I often find that approach frustrating. In many cases I’m working inwardly as much when I am not physically working as I do when I am actually manipulating the materials. When I feel the urge to work or I see the solution to something, I want to go immediately to that project and work. It can actually be painful to have to prepare beforehand.
Leave some stuff behind
by Susan Easton Burns, Douglasville, GA, USA
I work on multiple projects simultaneously, and what I notice about my space is that there are always one or two clean surfaces before I begin the day (wall, floor, counter, table). At the end of the day, I like to see a volume of work in one of those places and then when I return the next day, I have a better direction for beginning.
Clean sweep
by Diane Carter, MI, USA
Am I tidy because I enjoy my space to be streamlined? Or is it because I live with the daily scolding voice of my grandmother? Am I living in chaos in daily resistance to my grandmother’s scolding or is this how my mind works best? A gentleman on Clean Sweep, a TV show that assists people in cleaning out cluttered spaces, asks a group of Americans to “be adults.” He feels that most of the problems of clutter come from an immature mind. I feel artists might have an edge here.

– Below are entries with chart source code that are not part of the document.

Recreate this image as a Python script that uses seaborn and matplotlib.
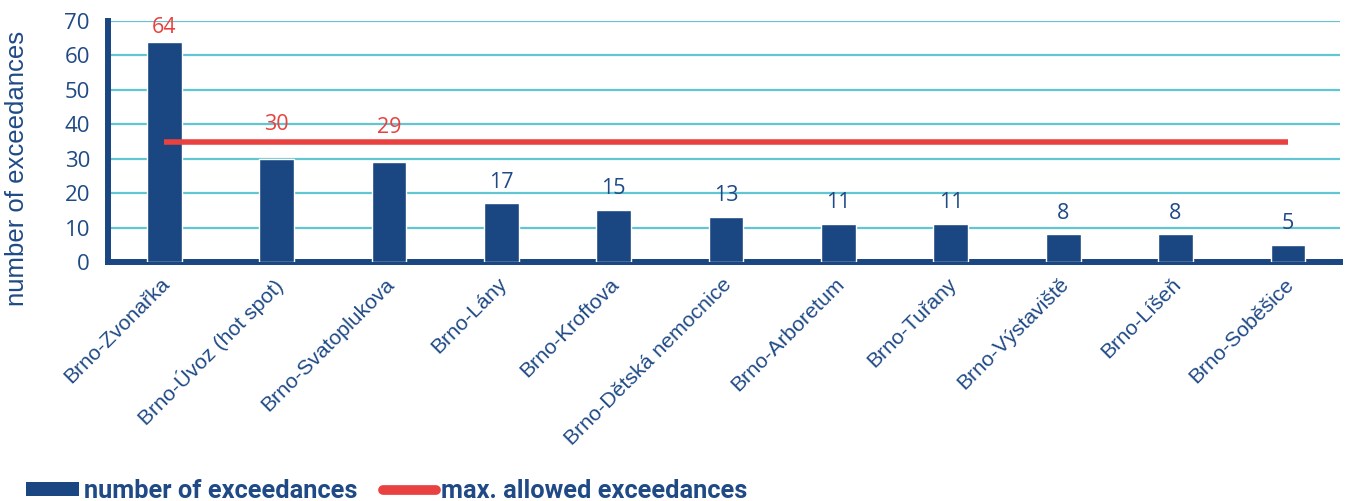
import matplotlib
matplotlib.use("Agg")
import matplotlib.pyplot as plt
import seaborn as sns
import pandas as pd
from matplotlib.patches import Patch
from matplotlib.lines import Line2D
from matplotlib.transforms import ScaledTranslation

stations = ["Brno-Zvonařka", "Brno-Úvoz (hot spot)", "Brno-Svatoplukova", "Brno-Lány",
            "Brno-Kroftova", "Brno-Dětská nemocnice", "Brno-Arboretum", "Brno-Tuřany",
            "Brno-Výstaviště", "Brno-Líšeň", "Brno-Soběšice"]
exceedances = [64, 30, 29, 17, 15, 13, 11, 11, 8, 8, 5]
max_allowed = 35
y_ticks = [0, 10, 20, 30, 40, 50, 60, 70]

NAVY = "#1a4682"
RED = "#e8413f"
GRID = "#62c6d2"
TEXT = "#1f4a86"

sns.set_theme(style="white")
plt.rcParams["font.family"] = ["Liberation Sans", "DejaVu Sans"]
NUM_FONT = ["Open Sans", "DejaVu Sans"]
LEG_FONT = ["Liberation Sans Narrow", "Roboto", "DejaVu Sans"]

df = pd.DataFrame({"station": stations, "count": exceedances})

fig = plt.figure(figsize=(13.45, 5.01), dpi=100)
ax = fig.add_axes([0.0803, 0.477, 0.9157, 0.481])

sns.barplot(data=df, x="station", y="count", color=NAVY, width=0.31,
            saturation=1, ax=ax, zorder=3)

ax.plot([0, len(stations) - 1], [max_allowed, max_allowed], color=RED,
        lw=4, solid_capstyle="butt", zorder=4)

ax.set_ylim(0, 70)
ax.set_xlim(-0.5, len(stations) - 0.54)
ax.set_yticks(y_ticks)
ax.yaxis.grid(True, color=GRID, lw=1.6, zorder=0)
ax.set_axisbelow(True)

# value labels: red for the three busiest stations
for i, v in enumerate(exceedances):
    if v >= max_allowed:
        col, off = RED, 6
    elif v > 25:
        col, off = RED, 21
    else:
        col, off = TEXT, 11.5
    ax.annotate(str(v), (i, v), xytext=(0, off), textcoords="offset points",
                ha="center", va="baseline", color=col, fontsize=15.5,
                family=NUM_FONT, clip_on=False)

for side in ["top", "right"]:
    ax.spines[side].set_visible(False)
for side in ["left", "bottom"]:
    ax.spines[side].set_color(NAVY)
    ax.spines[side].set_linewidth(4.3)

ax.tick_params(axis="y", length=0, labelsize=16, labelcolor=TEXT, pad=13)
for lab in ax.get_yticklabels():
    lab.set_family(NUM_FONT)
ax.tick_params(axis="x", length=0, labelsize=15.3, labelcolor=TEXT, pad=9)
ax.set_xticks(range(len(stations)))
ax.set_xticklabels(stations, rotation=45, ha="right", rotation_mode="anchor")
shift = ScaledTranslation(-4 / 100, 0, fig.dpi_scale_trans)
for lab in ax.get_xticklabels():
    lab.set_transform(lab.get_transform() + shift)
ax.set_xlabel("")
ax.set_ylabel("number of exceedances", fontsize=18.5, color=TEXT)
ax.yaxis.set_label_coords(-0.064, 0.39)

handles = [Patch(facecolor=NAVY, edgecolor="none"),
           Line2D([0], [0], color=RED, lw=7, solid_capstyle="round")]
leg = fig.legend(handles, ["number of exceedances", "max. allowed exceedances"],
                 loc="lower left", bbox_to_anchor=(0.002, -0.05), ncol=2,
                 frameon=False, handlelength=2.1, handleheight=0.5,
                 handletextpad=0.2, columnspacing=1.0,
                 prop={"weight": "bold", "size": 18.3, "family": LEG_FONT})
for t in leg.get_texts():
    t.set_color(TEXT)

fig.savefig("out.png", dpi=100)
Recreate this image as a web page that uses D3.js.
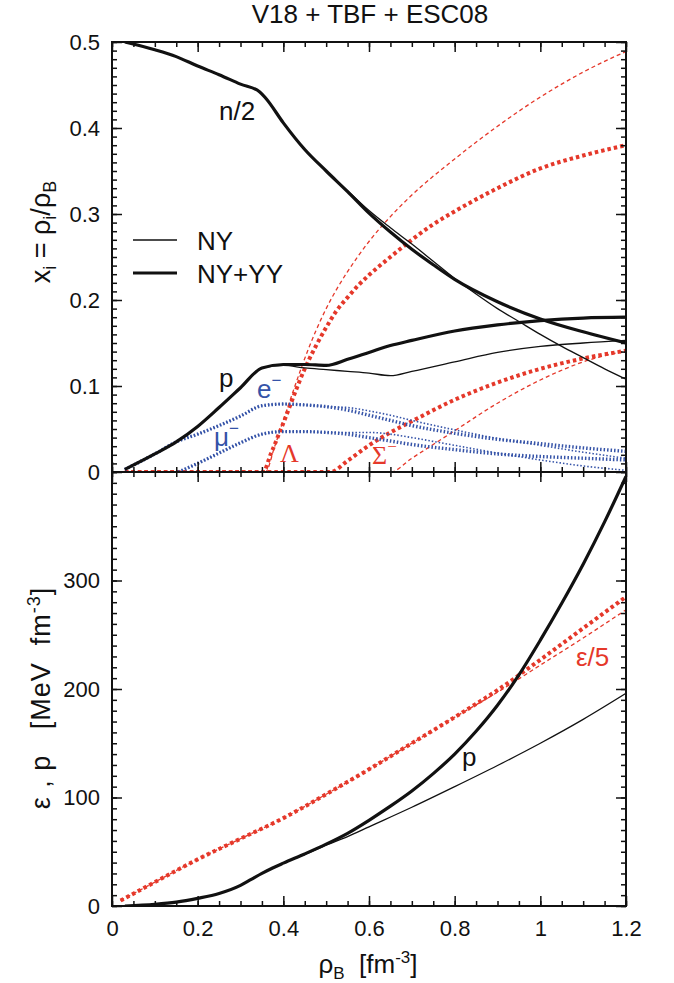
<!DOCTYPE html>
<html>
<head>
<meta charset="utf-8">
<script src="https://cdn.jsdelivr.net/npm/d3@7"></script>
<style>
  body { margin: 0; background: #fff; }
  svg { font-family: "Liberation Sans", Arial, sans-serif; }
</style>
</head>
<body>
<svg id="chart" width="674" height="983"></svg>
<script>
// ---- data (rho_B in fm^-3) ----
// top panel: particle fractions x_i ; thin = NY, thick = NY+YY
const n2NY = [[0.03,0.5],[0.1,0.491],[0.15,0.483],[0.2,0.472],[0.25,0.462],[0.3,0.451],[0.345,0.442],[0.36,0.434],[0.4,0.406],[0.45,0.375],[0.5,0.35],[0.55,0.327],[0.6,0.304],[0.65,0.284],[0.7,0.265],[0.75,0.245],[0.8,0.225],[0.85,0.207],[0.9,0.19],[0.95,0.175],[1.0,0.16],[1.05,0.146],[1.1,0.133],[1.15,0.12],[1.2,0.108]];
const n2YY = [[0.03,0.5],[0.1,0.491],[0.15,0.483],[0.2,0.472],[0.25,0.462],[0.3,0.451],[0.345,0.442],[0.36,0.434],[0.4,0.406],[0.45,0.375],[0.5,0.35],[0.55,0.326],[0.6,0.301],[0.65,0.279],[0.7,0.259],[0.75,0.241],[0.8,0.224],[0.9,0.198],[1.0,0.178],[1.1,0.163],[1.2,0.15]];
const pNY = [[0.03,0.003],[0.1,0.021],[0.15,0.035],[0.2,0.053],[0.25,0.075],[0.3,0.098],[0.35,0.121],[0.4,0.124],[0.45,0.121],[0.5,0.119],[0.55,0.117],[0.6,0.115],[0.65,0.112],[0.7,0.117],[0.8,0.128],[0.9,0.139],[1.0,0.146],[1.1,0.15],[1.2,0.153]];
const pYY = [[0.03,0.003],[0.1,0.021],[0.15,0.035],[0.2,0.053],[0.25,0.075],[0.3,0.098],[0.35,0.121],[0.4,0.125],[0.45,0.125],[0.5,0.124],[0.55,0.131],[0.6,0.139],[0.65,0.147],[0.7,0.153],[0.8,0.164],[0.9,0.171],[1.0,0.176],[1.1,0.179],[1.2,0.18]];
const eNY = [[0.03,0.003],[0.1,0.021],[0.15,0.035],[0.2,0.044],[0.25,0.054],[0.3,0.065],[0.35,0.077],[0.4,0.079],[0.45,0.078],[0.5,0.076],[0.55,0.075],[0.6,0.071],[0.65,0.066],[0.7,0.06],[0.8,0.049],[0.9,0.039],[1.0,0.031],[1.1,0.023],[1.2,0.016]];
const eYY = [[0.03,0.003],[0.1,0.021],[0.15,0.035],[0.2,0.044],[0.25,0.054],[0.3,0.065],[0.35,0.077],[0.4,0.079],[0.45,0.078],[0.5,0.076],[0.55,0.072],[0.6,0.066],[0.65,0.06],[0.7,0.054],[0.8,0.045],[0.9,0.038],[1.0,0.033],[1.1,0.028],[1.2,0.024]];
const muNY = [[0.155,0],[0.2,0.01],[0.25,0.022],[0.3,0.034],[0.35,0.044],[0.4,0.047],[0.45,0.047],[0.5,0.046],[0.55,0.046],[0.6,0.046],[0.65,0.044],[0.7,0.04],[0.8,0.031],[0.9,0.022],[1.0,0.014],[1.1,0.007],[1.2,0.002]];
const muYY = [[0.155,0],[0.2,0.01],[0.25,0.022],[0.3,0.034],[0.35,0.044],[0.4,0.047],[0.45,0.047],[0.5,0.046],[0.55,0.044],[0.6,0.04],[0.65,0.036],[0.7,0.032],[0.8,0.026],[0.9,0.021],[1.0,0.018],[1.1,0.016],[1.2,0.014]];
const lamNY = [[0.03,0],[0.358,0],[0.38,0.03],[0.4,0.06],[0.425,0.097],[0.45,0.132],[0.475,0.163],[0.5,0.19],[0.525,0.213],[0.55,0.233],[0.6,0.268],[0.65,0.297],[0.7,0.322],[0.8,0.364],[0.9,0.402],[1.0,0.436],[1.1,0.465],[1.2,0.489]];
const lamYY = [[0.03,0],[0.353,0],[0.37,0.02],[0.4,0.057],[0.45,0.12],[0.5,0.168],[0.525,0.188],[0.55,0.203],[0.575,0.217],[0.6,0.229],[0.65,0.25],[0.7,0.27],[0.75,0.288],[0.8,0.303],[0.9,0.33],[1.0,0.353],[1.1,0.368],[1.2,0.38]];
const sigNY = [[0.03,0],[0.65,0],[0.7,0.016],[0.8,0.048],[0.9,0.08],[1.0,0.107],[1.1,0.128],[1.2,0.141]];
const sigYY = [[0.03,0],[0.51,0],[0.55,0.013],[0.6,0.031],[0.65,0.046],[0.7,0.059],[0.8,0.084],[0.9,0.104],[1.0,0.12],[1.1,0.132],[1.2,0.141]];

// bottom panel: energy density / 5 and pressure (MeV fm^-3)
const epsNY = [[0.02,5],[0.1,22],[0.2,43],[0.3,62],[0.4,81],[0.5,103],[0.6,126],[0.7,150],[0.8,174],[0.9,197],[1.0,222],[1.1,247],[1.2,273]];
const epsYY = [[0.02,5],[0.1,22],[0.2,43],[0.3,62],[0.4,81],[0.5,103],[0.6,126],[0.7,150],[0.8,174],[0.9,199],[1.0,227],[1.1,256],[1.2,285]];
const presNY = [[0.03,0],[0.1,1.5],[0.15,3.5],[0.2,7],[0.25,11.5],[0.3,19],[0.325,24.5],[0.35,30],[0.375,35],[0.4,39.5],[0.45,47.5],[0.5,56],[0.55,64],[0.6,73],[0.7,91],[0.8,110],[0.9,129.5],[1.0,150],[1.1,172],[1.2,196]];
const presYY = [[0.03,0],[0.1,1.5],[0.15,3.5],[0.2,7],[0.25,11.5],[0.3,19],[0.325,24.5],[0.35,30],[0.375,35],[0.4,39.5],[0.45,48],[0.5,57],[0.55,67],[0.6,79],[0.65,92],[0.7,106],[0.75,122],[0.8,140],[0.85,161],[0.9,185],[0.95,213],[1.0,245],[1.05,279],[1.1,315],[1.15,354],[1.2,396]];

// ticks
const xTicks = [0, 0.2, 0.4, 0.6, 0.8, 1, 1.2];
const xTickLabels = ["0", "0.2", "0.4", "0.6", "0.8", "1", "1.2"];
const yTopTicks = [0, 0.1, 0.2, 0.3, 0.4, 0.5];
const yTopTickLabels = ["0", "0.1", "0.2", "0.3", "0.4", "0.5"];
const yBotTicks = [0, 100, 200, 300];
const yBotTickLabels = ["0", "100", "200", "300"];

// ---- layout ----
const left = 112, right = 626, topY = 42, midY = 472, botY = 906;
const red = "#e5382a", blue = "#3553a8";

const svg = d3.select("#chart");

const x = d3.scaleLinear().domain([0, 1.2]).range([left, right]);
const yTop = d3.scaleLinear().domain([0, 0.5]).range([midY, topY]);
const yBot = d3.scaleLinear().domain([0, 400]).range([botY, midY]);

const minorX = d3.range(0, 1.2001, 0.05);
const minorTop = d3.range(0, 0.5001, 0.01);
const minorBot = d3.range(0, 400.1, 10);

svg.append("defs").selectAll("clipPath")
  .data([["clipTop", topY, midY], ["clipBot", midY, botY]])
  .enter().append("clipPath")
  .attr("id", d => d[0])
  .append("rect")
  .attr("x", left).attr("y", d => d[1])
  .attr("width", right - left).attr("height", d => d[2] - d[1]);

// ---- curves ----
function drawCurve(data, yScale, clip, style) {
  const line = d3.line()
    .x(d => x(d[0]))
    .y(d => yScale(d[1]))
    .curve(d3.curveMonotoneX);
  svg.append("path")
    .datum(data)
    .attr("clip-path", "url(#" + clip + ")")
    .attr("d", line)
    .attr("fill", "none")
    .attr("stroke", style.color)
    .attr("stroke-width", style.width)
    .attr("stroke-dasharray", style.dash || null)
    .attr("stroke-linejoin", "round");
}

const thinBlack = {color: "#111", width: 1.3};
const thickBlack = {color: "#111", width: 3.2};
const redThin = {color: red, width: 1.3, dash: "4,3"};
const redThick = {color: red, width: 4, dash: "3.5,3"};
const blueThin = {color: blue, width: 1.6, dash: "1.5,2"};
const blueThick = {color: blue, width: 3.4, dash: "1.5,2"};

drawCurve(lamNY, yTop, "clipTop", redThin);
drawCurve(lamYY, yTop, "clipTop", redThick);
drawCurve(sigNY, yTop, "clipTop", redThin);
drawCurve(sigYY, yTop, "clipTop", redThick);
drawCurve(eNY, yTop, "clipTop", blueThin);
drawCurve(eYY, yTop, "clipTop", blueThick);
drawCurve(muNY, yTop, "clipTop", blueThin);
drawCurve(muYY, yTop, "clipTop", blueThick);
drawCurve(n2NY, yTop, "clipTop", thinBlack);
drawCurve(n2YY, yTop, "clipTop", thickBlack);
drawCurve(pNY, yTop, "clipTop", thinBlack);
drawCurve(pYY, yTop, "clipTop", thickBlack);

drawCurve(epsNY, yBot, "clipBot", redThin);
drawCurve(epsYY, yBot, "clipBot", redThick);
drawCurve(presNY, yBot, "clipBot", thinBlack);
drawCurve(presYY, yBot, "clipBot", thickBlack);

// ---- axes (ticks point inward) ----
function addAxis(axis, tx, ty, labels) {
  const g = svg.append("g")
    .attr("transform", "translate(" + tx + "," + ty + ")")
    .call(axis);
  g.select(".domain").remove();
  g.selectAll(".tick line").attr("stroke", "#111").attr("stroke-width", 1.5);
  if (labels) {
    g.selectAll(".tick text")
      .text((d, i) => labels[i])
      .attr("font-size", 22)
      .attr("font-family", "Liberation Sans, Arial, sans-serif")
      .attr("fill", "#111");
  } else {
    g.selectAll(".tick text").remove();
  }
}

// top panel
addAxis(d3.axisLeft(yTop).tickValues(minorTop).tickSize(-5), left, 0);
addAxis(d3.axisLeft(yTop).tickValues(yTopTicks).tickSize(-10).tickPadding(12), left, 0, yTopTickLabels);
addAxis(d3.axisRight(yTop).tickValues(minorTop).tickSize(-5), right, 0);
addAxis(d3.axisRight(yTop).tickValues(yTopTicks).tickSize(-10), right, 0);
addAxis(d3.axisTop(x).tickValues(minorX).tickSize(-5), 0, topY);
addAxis(d3.axisTop(x).tickValues(xTicks).tickSize(-10), 0, topY);
addAxis(d3.axisBottom(x).tickValues(minorX).tickSize(-5), 0, midY);
addAxis(d3.axisBottom(x).tickValues(xTicks).tickSize(-10), 0, midY);

// bottom panel
addAxis(d3.axisLeft(yBot).tickValues(minorBot).tickSize(-5), left, 0);
addAxis(d3.axisLeft(yBot).tickValues(yBotTicks).tickSize(-10).tickPadding(12), left, 0, yBotTickLabels);
addAxis(d3.axisRight(yBot).tickValues(minorBot).tickSize(-5), right, 0);
addAxis(d3.axisRight(yBot).tickValues(yBotTicks).tickSize(-10), right, 0);
addAxis(d3.axisTop(x).tickValues(minorX).tickSize(-5), 0, midY);
addAxis(d3.axisTop(x).tickValues(xTicks).tickSize(-10), 0, midY);
addAxis(d3.axisBottom(x).tickValues(minorX).tickSize(-5), 0, botY);
addAxis(d3.axisBottom(x).tickValues(xTicks).tickSize(-10).tickPadding(14), 0, botY, xTickLabels);

// frames
svg.append("rect").attr("x", left).attr("y", topY).attr("width", right - left).attr("height", midY - topY)
  .attr("fill", "none").attr("stroke", "#111").attr("stroke-width", 2);
svg.append("rect").attr("x", left).attr("y", midY).attr("width", right - left).attr("height", botY - midY)
  .attr("fill", "none").attr("stroke", "#111").attr("stroke-width", 2);

// ---- text ----
svg.append("text")
  .attr("x", 370).attr("y", 23)
  .attr("text-anchor", "middle")
  .attr("font-size", 26)
  .attr("fill", "#111")
  .text("V18 + TBF + ESC08");

// top y title: x_i = rho_i / rho_B
const yt = svg.append("text")
  .attr("transform", "translate(50,232) rotate(-90)")
  .attr("text-anchor", "middle")
  .attr("font-size", 27)
  .attr("fill", "#111");
yt.append("tspan").text("x");
yt.append("tspan").attr("dy", 6).attr("font-size", 18).text("i");
yt.append("tspan").attr("dy", -6).text("\u00a0=\u00a0ρ");
yt.append("tspan").attr("dy", 6).attr("font-size", 18).text("i");
yt.append("tspan").attr("dy", -6).text("/ρ");
yt.append("tspan").attr("dy", 6).attr("font-size", 18).text("B");

// bottom y title
const yb = svg.append("text")
  .attr("transform", "translate(50,698) rotate(-90)")
  .attr("text-anchor", "middle")
  .attr("font-size", 27)
  .attr("letter-spacing", 1)
  .attr("fill", "#111");
yb.append("tspan").text("ε\u00a0,\u00a0p\u00a0\u00a0\u00a0[MeV\u00a0\u00a0fm");
yb.append("tspan").attr("dy", -10).attr("font-size", 18).text("-3");
yb.append("tspan").attr("dy", 10).text("]");

// x title
const xt = svg.append("text")
  .attr("x", 368).attr("y", 973)
  .attr("text-anchor", "middle")
  .attr("font-size", 26)
  .attr("fill", "#111");
xt.append("tspan").text("ρ");
xt.append("tspan").attr("dy", 6).attr("font-size", 17).text("B");
xt.append("tspan").attr("dy", -6).text("\u00a0\u00a0[fm");
xt.append("tspan").attr("dy", -10).attr("font-size", 17).text("-3");
xt.append("tspan").attr("dy", 10).text("]");

// legend
const legendItems = [["NY", 1.3, 240], ["NY+YY", 3.2, 273]];
const legend = svg.selectAll(".legend")
  .data(legendItems)
  .enter().append("g")
  .attr("class", "legend");
legend.append("line")
  .attr("x1", 133).attr("x2", 177)
  .attr("y1", d => d[2]).attr("y2", d => d[2])
  .attr("stroke", "#111")
  .attr("stroke-width", d => d[1]);
legend.append("text")
  .attr("x", 197).attr("y", d => d[2] + 10)
  .attr("font-size", 26)
  .attr("fill", "#111")
  .text(d => d[0]);

// curve labels
function label(tx, ty, color, main, sup, serif) {
  const t = svg.append("text")
    .attr("x", tx).attr("y", ty)
    .attr("font-size", 26)
    .attr("fill", color)
    .attr("font-family", serif ? "Liberation Serif, Times New Roman, serif" : null)
    .text(main);
  if (sup) {
    t.append("tspan").attr("dy", -12).attr("font-size", 17).text(sup);
  }
}
label(219, 120, "#111", "n/2");
label(219, 387, "#111", "p");
label(257, 398, blue, "e", "−");
label(214, 446, blue, "μ", "−");
label(280, 462, red, "Λ", null, true);
label(372, 464, red, "Σ", "−", true);
label(576, 666, red, "ε/5");
label(462, 766, "#111", "p");
</script>
</body>
</html>
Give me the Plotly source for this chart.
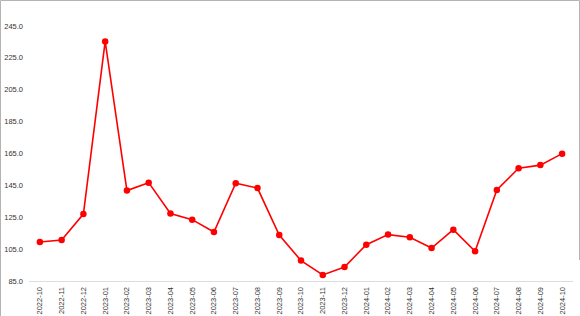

Between Spring Showers oil painting |
You may be interested to know that artists from every state in the USA, every province in Canada, and at least 105 countries worldwide have visited these pages since January 1, 2005.
That includes Barbara Owen who wrote, “It was PigPen from Peanuts that said, ‘A messy desk is a sign of an organized mind.'”
And also Bev Willis, Fresno, California who wrote, “I am organized and clean outside of my working area because I’m lazy. If I let things get too disorganized and messy I would never get it cleaned up again. I have to do it as I go along — keep it cleaned up as I go.”
And also Bren Nichols, Toronto, Ontario who wrote, “I work in series — and my method of “mess control” is to give myself a break about half way through painting my series. I regroup by cleaning up, airing out and then jumping back into creating in the hope of finding the jewel within the mess.”